One article noted that some algorithms basically infer the price increase from trades, getting rid of the profits otherwise available. But these are all short term scenarios, and basically make a market efficient. That is, say Apple announces good news, suggesting a sharpe bounce in the stock. An investor tries to buy, and would like to trade 1MM shares, but clearly that's too much, so he puts in an order for 1000, then next minute, another 1000, and another. A machine might sense the pattern and basically jump on for the ride with him, diluting his profits. Is that bad news? Only for the short-term trader. For the longer run investor oblivious to this, who was on the other side, they got to sell at a higher price (the price rose faster than otherwise). The short-term speculator basically makes less because the algorithm reverse engineers his insight. This is the essence of an informationally efficient market, where news gets into the price asap. That those at the bleeding edge are making a profit is not a bug, it's a feature.

Several bloggers have made a big deal out of 'flash trading' article in Traders Magazine, where exchanges give priviledged access to order flow, letting them accept or reject these trades prior to hitting the general market. Normally this would upset me, but they have an option lasting only 30 milliseconds (30 thousandths of a second). For a computer, this is enough time to make a decision. This is certainly enough time to make a tenth of a cent or so on market orders by leaning on the existing book. That is, if the market is bid-ask at 10.03-05, with 100 shares on each, a market order to buy 100 shares might make you hit the offer at 10.05 because you know there is 100 shares following you, and you hope the price increases based on this flow. This is known as 'front running'. Or you might see more buying coming in at a limit price of 10.02, and decide to increase your bid at 10.03 because you know your downside is now limited to a penny, as you can sell at 10.02 in size. This is known as pennying a bid, because you basically use the other person's limit orders as a backstop, giving you a penny downside risk. As tendencies move probabilistically, on any one trade such shenanigans are worth much less than a penny, but it can add up for the one doing it. For your average investor, in contrast, it is totally irrelevant. In the context of buying a $20 stock, does the fact that a highly competitive group can make tenths of a cent on market transactions bother me? No. It is orders of magnitude lower than 10 years ago, which is orders of magnitude lower than 30 years ago. Commissions for most investors are at least a penny. Of all the financial skullduggery in the world today, Flash Trade front running worth a fraction of a penny is small beer.

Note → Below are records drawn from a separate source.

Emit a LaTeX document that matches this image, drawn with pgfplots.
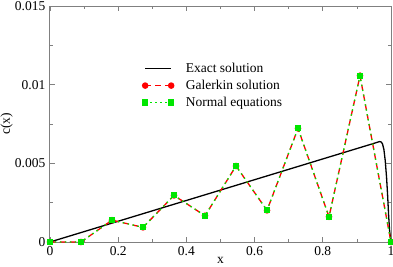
\documentclass[border=0pt]{standalone}
\usepackage{pgfplots}
\pgfplotsset{compat=1.18}
\usepackage{fontspec}
\setmainfont{Liberation Serif}
\definecolor{axgray}{RGB}{128,128,128}
\definecolor{mygreen}{RGB}{0,230,0}
\begin{document}
\fontsize{13.5}{16}\selectfont
\begin{tikzpicture}
\begin{axis}[
  name=ax,
  scale only axis,
  width=341pt, height=236pt,
  xmin=0, xmax=1, ymin=0, ymax=0.015,
  xtick={0,0.2,0.4,0.6,0.8,1},
  ytick={0,0.005,0.01,0.015},
  minor x tick num=1, minor y tick num=1,
  tick align=inside,
  major tick length=5pt, minor tick length=3pt,
  axis line style={axgray, line width=1pt},
  every tick/.style={axgray, line width=0.8pt},
  scaled y ticks=false,
  scaled x ticks=false,
  yticklabel style={/pgf/number format/fixed,/pgf/number format/precision=3},
  /pgf/number format/assume math mode=true,
  tick label style={font=\fontsize{13.5}{16}\selectfont},
  xlabel={x}, ylabel={c(x)},
  label style={font=\fontsize{13.5}{16}\selectfont},
  xlabel style={yshift=8pt},
  ylabel style={yshift=-7pt},
  clip=false,
  legend style={draw=none, fill=none, at={(0.268,0.772)}, anchor=north west,
    font=\fontsize{13.5}{16}\selectfont, row sep=1.5pt, column sep=10pt, inner sep=1pt},
  legend cell align=left,
  legend image code/.code={\draw[mark repeat=2,mark phase=1,#1] plot coordinates {(0pt,0pt) (13pt,0pt) (26pt,0pt)};},
]
\addplot[black, line width=1.3pt, mark=none] coordinates {
(0,0) (0.1,0.00066) (0.2,0.00132) (0.3,0.00198) (0.4,0.00264) (0.5,0.0033)
(0.6,0.00396) (0.7,0.00462) (0.8,0.00528) (0.9,0.00594) (0.95,0.00627)
(0.96,0.00634) (0.966,0.00638) (0.971,0.00636) (0.975,0.00624) (0.979,0.0059)
(0.983,0.0052) (0.987,0.0041) (0.99,0.0030) (0.993,0.0017) (0.996,0.0007) (1,0)
};
\addlegendentry{Exact solution}
\addplot[red, line width=1.3pt, dash pattern=on 6pt off 4pt, mark=*, mark size=2.6pt, mark options={solid, fill=red}] coordinates {
(0,0) (0.0909,0.0000) (0.1818,0.00139) (0.2727,0.00093) (0.3636,0.00296)
(0.4545,0.00167) (0.5455,0.00483) (0.6364,0.00201) (0.7273,0.00722)
(0.8182,0.00160) (0.9091,0.01057) (1,0)
};
\addlegendentry{Galerkin solution}
\addplot[mygreen, line width=1.3pt, dash pattern=on 1.5pt off 3.5pt, mark=square*, mark size=2.4pt, mark options={solid, fill=mygreen}] coordinates {
(0,0) (0.0909,0.0000) (0.1818,0.00139) (0.2727,0.00093) (0.3636,0.00296)
(0.4545,0.00167) (0.5455,0.00483) (0.6364,0.00201) (0.7273,0.00722)
(0.8182,0.00160) (0.9091,0.01057) (1,0)
};
\addlegendentry{Normal equations}
\end{axis}
\pgfresetboundingbox
\path ([xshift=-50pt,yshift=-24pt]ax.south west) rectangle ([xshift=2pt,yshift=6pt]ax.north east);
\end{tikzpicture}
\end{document}
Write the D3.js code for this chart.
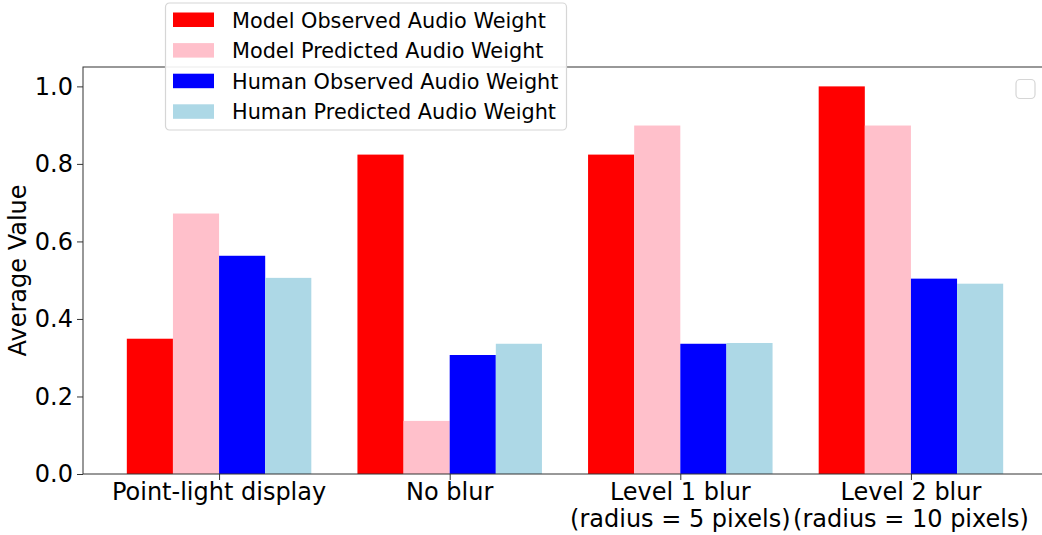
<!DOCTYPE html>
<html>
<head>
<meta charset="utf-8">
<script src="https://cdn.jsdelivr.net/npm/d3@7"></script>
<style>
  body { margin: 0; background: #fff; }
  svg { display: block; font-family: "DejaVu Sans", sans-serif; }
</style>
</head>
<body>
<script>
const categories = [
  ["Point-light display"],
  ["No blur"],
  ["Level 1 blur", "(radius = 5 pixels)"],
  ["Level 2 blur", "(radius = 10 pixels)"]
];
const seriesNames = [
  "Model Observed Audio Weight",
  "Model Predicted Audio Weight",
  "Human Observed Audio Weight",
  "Human Predicted Audio Weight"
];
const seriesColors = ["red", "pink", "blue", "lightblue"];
const modelObserved = [0.349, 0.824, 0.824, 1.0];
const modelPredicted = [0.672, 0.137, 0.899, 0.899];
const humanObserved = [0.563, 0.307, 0.336, 0.504];
const humanPredicted = [0.506, 0.336, 0.338, 0.491];
const yTicks = [0, 0.2, 0.4, 0.6, 0.8, 1.0];

const series = [modelObserved, modelPredicted, humanObserved, humanPredicted];

const size = { width: 1042, height: 535 };
const plot = { left: 83, right: 1047, top: 67, bottom: 474 };
const barWidth = 0.2;
const fontSize = 24;

const xScale = d3.scaleLinear()
  .domain([-0.59, categories.length - 1 + 0.59])
  .range([plot.left, plot.right]);
const yScale = d3.scaleLinear()
  .domain([0, 1.05])
  .range([plot.bottom, plot.top]);

const svg = d3.select('body')
  .append('svg')
  .attr('width', size.width)
  .attr('height', size.height);

// bars
series.forEach((vals, j) => {
  const offset = (j - (series.length - 1) / 2) * barWidth;
  svg.append('g')
    .selectAll('rect')
    .data(vals)
    .join('rect')
    .attr('x', (d, i) => xScale(i + offset - barWidth / 2))
    .attr('width', xScale(barWidth) - xScale(0))
    .attr('y', d => yScale(d))
    .attr('height', d => yScale(0) - yScale(d))
    .attr('fill', seriesColors[j]);
});

// axes
const yAxis = svg.append('g')
  .attr('transform', `translate(${plot.left},0)`)
  .call(d3.axisLeft(yScale).tickValues(yTicks).tickFormat(d3.format('.1f')).tickSize(6).tickPadding(4));
yAxis.select('.domain').remove();
yAxis.selectAll('.tick line').attr('stroke', '#333');
yAxis.selectAll('.tick text')
  .attr('font-size', fontSize)
  .attr('fill', '#000')
  .attr('font-family', '"DejaVu Sans", sans-serif');

const xAxis = svg.append('g')
  .attr('transform', `translate(0,${plot.bottom})`)
  .call(d3.axisBottom(xScale).tickValues(d3.range(categories.length)).tickFormat('').tickSize(6));
xAxis.select('.domain').remove();
xAxis.selectAll('.tick line').attr('stroke', '#333');

const labels = svg.append('g')
  .selectAll('text')
  .data(categories)
  .join('text')
  .attr('x', (d, i) => xScale(i))
  .attr('y', plot.bottom + 26)
  .attr('text-anchor', 'middle')
  .attr('font-size', fontSize)
  .attr('fill', '#000');
labels.selectAll('tspan')
  .data(d => d)
  .join('tspan')
  .attr('x', function () { return this.parentNode.getAttribute('x'); })
  .attr('dy', (d, k) => k === 0 ? 0 : 27)
  .text(d => d);

// spines
svg.append('rect')
  .attr('x', plot.left)
  .attr('y', plot.top)
  .attr('width', plot.right - plot.left)
  .attr('height', plot.bottom - plot.top)
  .attr('fill', 'none')
  .attr('stroke', '#333')
  .attr('stroke-width', 1);

svg.append('text')
  .attr('transform', `translate(26,${(plot.top + plot.bottom) / 2}) rotate(-90)`)
  .attr('text-anchor', 'middle')
  .attr('font-size', fontSize)
  .attr('fill', '#000')
  .text('Average Value');

// empty legend box in upper right
svg.append('rect')
  .attr('x', 1016).attr('y', 79.5)
  .attr('width', 19).attr('height', 19)
  .attr('rx', 4)
  .attr('fill', '#fff')
  .attr('stroke', '#d6d6d6')
  .attr('stroke-width', 1.2);

// legend
const legend = svg.append('g').attr('transform', 'translate(165,3)');
legend.append('rect')
  .attr('x', 0.5).attr('y', 0)
  .attr('width', 401).attr('height', 127)
  .attr('rx', 4)
  .attr('fill', '#fff')
  .attr('fill-opacity', 0.9)
  .attr('stroke', '#d6d6d6')
  .attr('stroke-width', 1.2);
const rows = legend.selectAll('g.row')
  .data(seriesNames)
  .join('g')
  .attr('class', 'row')
  .attr('transform', (d, i) => `translate(0,${17 + i * 30.6})`);
rows.append('rect')
  .attr('x', 8).attr('y', -7.5)
  .attr('width', 41).attr('height', 14.5)
  .attr('fill', (d, i) => seriesColors[i]);
rows.append('text')
  .attr('x', 67)
  .attr('y', 0)
  .attr('dy', '0.36em')
  .attr('font-size', 20.8)
  .attr('fill', '#000')
  .text(d => d);
</script>
</body>
</html>
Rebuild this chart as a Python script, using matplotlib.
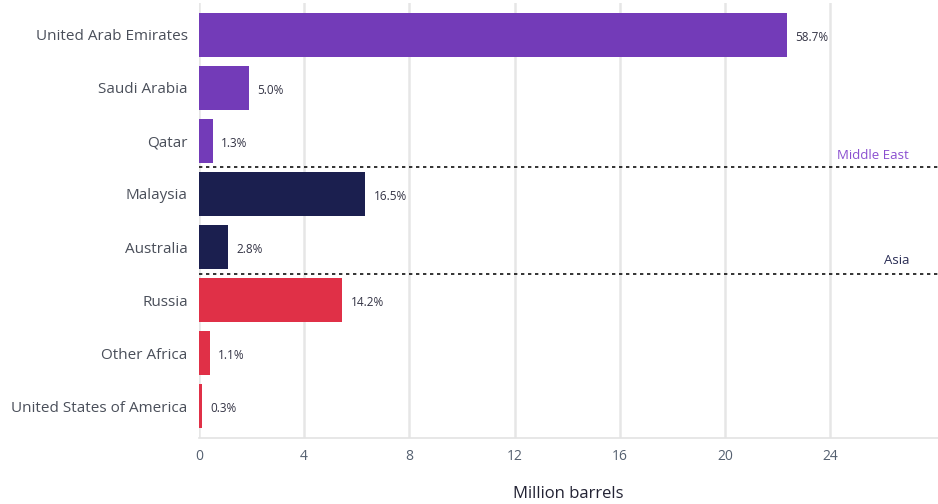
import matplotlib.pyplot as plt

countries = ['United Arab Emirates', 'Saudi Arabia', 'Qatar', 'Malaysia',
             'Australia', 'Russia', 'Other Africa', 'United States of America']
volumes = [22.37, 1.91, 0.53, 6.32, 1.10, 5.45, 0.42, 0.11]
shares = ['58.7%', '5.0%', '1.3%', '16.5%', '2.8%', '14.2%', '1.1%', '0.3%']
regions = ['Middle East', 'Middle East', 'Middle East', 'Asia', 'Asia',
           'Africa/Other', 'Africa/Other', 'Africa/Other']
region_colors = {'Middle East': '#733bb8', 'Asia': '#1b1f4f', 'Africa/Other': '#e03047'}
x_ticks = [0, 4, 8, 12, 16, 20, 24]

plt.rcParams['font.family'] = ['Open Sans', 'DejaVu Sans']

fig = plt.figure(figsize=(9.38, 5.04), dpi=100)
ax = fig.add_axes([0.212, 0.131, 0.788, 0.863])

y = list(range(len(countries)))
colors = [region_colors[r] for r in regions]
ax.barh(y, volumes, height=0.83, color=colors, zorder=3)

for yi, v, s in zip(y, volumes, shares):
    ax.annotate(s, (v, yi), xytext=(6, -2), textcoords='offset points',
                ha='left', va='center', fontsize=8.5, color='#333344')

# region separators
for yy in (2.5, 4.5):
    ax.axhline(yy, color='#111111', linestyle=(0, (2, 2.2)), linewidth=1.2, zorder=4)
ax.text(27.0, 2.27, 'Middle East', color='#8a4fd0', fontsize=9.5, ha='right', va='center')
ax.text(27.0, 4.26, 'Asia', color='#2a2d55', fontsize=9.5, ha='right', va='center')

ax.set_xlim(0, 28.1)
ax.set_ylim(7.6, -0.6)
ax.set_xticks(x_ticks)
ax.set_xticklabels([str(t) for t in x_ticks], color='#556070', fontsize=10)
ax.set_yticks(y)
ax.set_yticklabels(countries, color='#4a4f5a', fontsize=11)
ax.tick_params(axis='both', length=0, pad=8)
ax.grid(axis='x', color='#e6e6e6', linewidth=1.8, zorder=0)
ax.set_axisbelow(True)
for side in ('top', 'right', 'left'):
    ax.spines[side].set_visible(False)
ax.spines['bottom'].set_color('#e3e3e3')
ax.spines['bottom'].set_linewidth(1.2)
ax.set_xlabel('Million barrels', fontsize=12, color='#222233', labelpad=16)

plt.savefig('out.png', dpi=100)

But Wilmott paints a scary picture:
the problem with the sudden popularity of high-frequency trading is that it may increasingly destabilize the market. Hedge funds won’t necessarily care whether the increased volatility causes stocks to rise or fall, as long as they can get in and out quickly with a profit. But the rest of the economy will care.

I surmise that poor Paul has not been invited to consult on these algorithms, and like many experts, finds those excelling at something in his field of expertise is useless at best, but probably damaging. After all, if it was important and useful, he should be a player, because that's his wheelhouse, right? Of course, given the many different types of algorithms extant, it could be they glom on to some vicious positive-feedback loop, but given the profits they are chasing, these are micro-bubbles, a couple pennies. An algorithm chasing micropennies does not instigate trends the way portfolio insurance did in the 1987 crash, because in that case long-only funds were looking at their total long position, selling into declines (emulating a put option). The current algorithms generally look at relative value trades between sectors or issues, momentary order imbalances, a very different beast. Trade imbalances have always and will continue to move prices, but that isn't the computers fault. If there's continually 10x as many sell orders as buy orders, the result is going to be lower prices no matter what market is created. When buys and sells are coming in with equal size, price stability will be restored. To suggest the computers could exaggerate a movement is hysterical fear mongering in this context, because while anything is possible, it's a baseless hypothetical. Maybe we should regulate financial textbook writers as they popularize models that create things like CDO's that were so prominent in our latest financial crisis? Perhaps he is diverting our attention from his crime of the century?

Paul then concludes:
Buying stocks used to be about long-term value, doing your research and finding the company that you thought had good prospects. Maybe it had a product that you liked the look of, or perhaps a solid management team. Increasingly such real value is becoming irrelevant. The contest is now between the machines — and they’re playing games with real businesses and real people.


He is bringing up the perenial idea that investors should trade less, which I think is good practice. But earlier he suggested insiders make too much money off short term trades, implying higher trading costs. Isn't this then a disincentive to trade? So what should it be? When you propose two conflicting ideas why you are against something this reveals you aren't arguing on principle. And aren't houses the prototypical asset with high transaction costs and long investment horizons that should make them immune to bubbles? Remember, before there were maniacal machines making money in a competitive market, there was a a government-backed oligopoly or monopoly of trade execution.

Basically, people who do not understand a market where some participants are making a lot of money are often eager to call for regulation of that market because it seems obviously unfair. The solution, however, is invariably to merely entrench a status quo with a bigger shield against competition, but one where the profits can be shared equally by the exchanges, their member firms, and their regulators (through revolving door employment at the top ranks between exchanges, firms, and government). There was little 'change' on the exchanges prior to the 1990 computer revolution, and they robbed the public blind the whole time because they had a monopoly on order flow, all the while regaling their friends at the country club about their deft risk management skills and financial acumen ('the market was down and I still made money!').

Leave the market alone. It is very competitive, and if some electronic exchanges have different rules where people feel their orders are treated more fairly, volume will flock there (there are about 5 electronic exchanges). Competition is the best regulator ever invented. If you think someone making a tenth of a cent on your order is a big problem, you trade too much.